SCALE-FREE HIPPOCAMPAL NETWORK DYNAMIC IN SLEEP PREDICTS FUTURE RETENTION OF SPATIAL MEMORIES

The role of the hippocampal reactivation during sharp wave-ripples (SWRs) in memory consolidation has been well understood. However, it is less well understood how memory is related to the coding-independent properties of hippocampal activity. To better understand these aspects, we applied the Phenomenological Renormalization group to CA1 spiking data recorded from rats. The scaling exponent of activity variance α, measured during the sleep/rest session that followed learning, predicted memory retention during the subsequent recall session. Further analysis showed that 1) The strength of reactivation during SWRs correlated with both memory retention and α. Nevertheless, α predicted memory retention even after controlling for reactivation, while reactivation no longer predicted memory retention when α is controlled for. 2) Excluding SWR periods from the data did not affect results, as α still predicted memory retention.
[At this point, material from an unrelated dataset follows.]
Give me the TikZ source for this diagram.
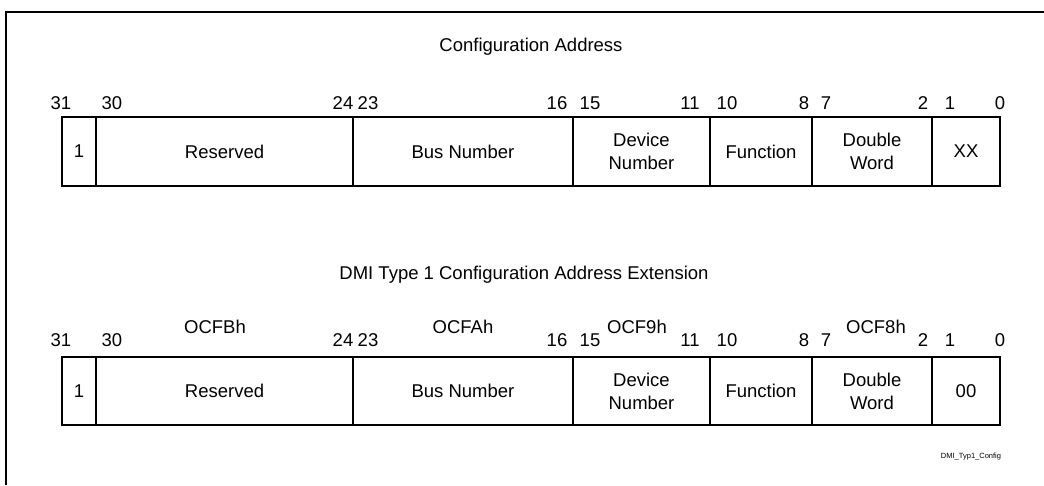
\documentclass[tikz,border=0pt]{standalone}
\usepackage{fontspec}
\setmainfont{Liberation Sans}
\begin{document}
\begin{tikzpicture}[x=1pt,y=-1pt,
  txt/.style={font=\fontsize{18.5}{23}\selectfont, inner sep=0pt, align=center},
  small/.style={font=\fontsize{7.5}{9}\selectfont, inner sep=0pt},
  field/.style={draw, line width=1.4pt, inner sep=0pt, align=center, font=\fontsize{18.5}{23}\selectfont},
  frameline/.style={line width=2.6pt}]
\useasboundingbox (0,0) rectangle (1044,485);
% frame
\coordinate (fbl) at (6,485);
\coordinate (ftl) at (6,12);
\coordinate (ftr) at (1044,12);
\draw[frameline] (fbl) -- (ftl) -- (ftr);
% titles
\node[txt] (t1) at (531,47) {Configuration Address};
\node[txt] (t2) at (524,275) {DMI Type 1 Configuration Address Extension};
% top row fields
\foreach \n/\a/\b/\t in {a1/62/96/1, a2/96/353/Reserved, a3/353/573/Bus Number, a4/573/710/Device\\Number, a5/710/812/Function, a6/812/932/Double\\Word, a7/932/1000/XX}{
  \node[field, minimum width={\b-\a}, minimum height=69] (\n) at ({(\a+\b)/2},151.5) {\t};
}
% bottom row fields
\foreach \n/\a/\b/\t in {b1/62/96/1, b2/96/353/Reserved, b3/353/573/Bus Number, b4/573/710/Device\\Number, b5/710/812/Function, b6/812/932/Double\\Word, b7/932/1000/00}{
  \node[field, minimum width={\b-\a}, minimum height=68] (\n) at ({(\a+\b)/2},391) {\t};
}
% bit numbers
\foreach \n/\x/\t in {31/61/31, 30/112/30, 24/343/24, 23/368/23, 16/557/16, 15/590/15, 11/690/11, 10/727/10, 8/804/8, 7/826/7, 2/923/2, 1/950/1, 0/1000/0}{
  \node[txt] (ta\n) at (\x,103) {\t};
  \node[txt] (tb\n) at (\x,340) {\t};
}
% hex labels
\node[txt] (hB) at (215,327) {OCFBh};
\node[txt] (hA) at (463,327) {OCFAh};
\node[txt] (h9) at (637,327) {OCF9h};
\node[txt] (h8) at (876,327) {OCF8h};
% figure tag
\node[small] (tag) at (971,457) {DMI\_Typ1\_Config};
\end{tikzpicture}
\end{document}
Interestingly, α measured during the sleep/rest period, preceding learning, also predicted memory retention performance. We also found that α is a transferable quantity that can predict memory retention across animals: training a model in a subset of animals produced a significant prediction of the memory retention of the excluded animals. Finally, we linked α to functional characteristics of individual cells, their intrinsic timescale and their burst propensity. We also showed how these characteristics predict memory retention, and that α retained its predictive power after controlling for these functional characteristics. In summary, we uncovered aspects of hippocampal activity that are behaviorally-relevant and predict memory retention independent of spatial coding and reactivation during SWRs.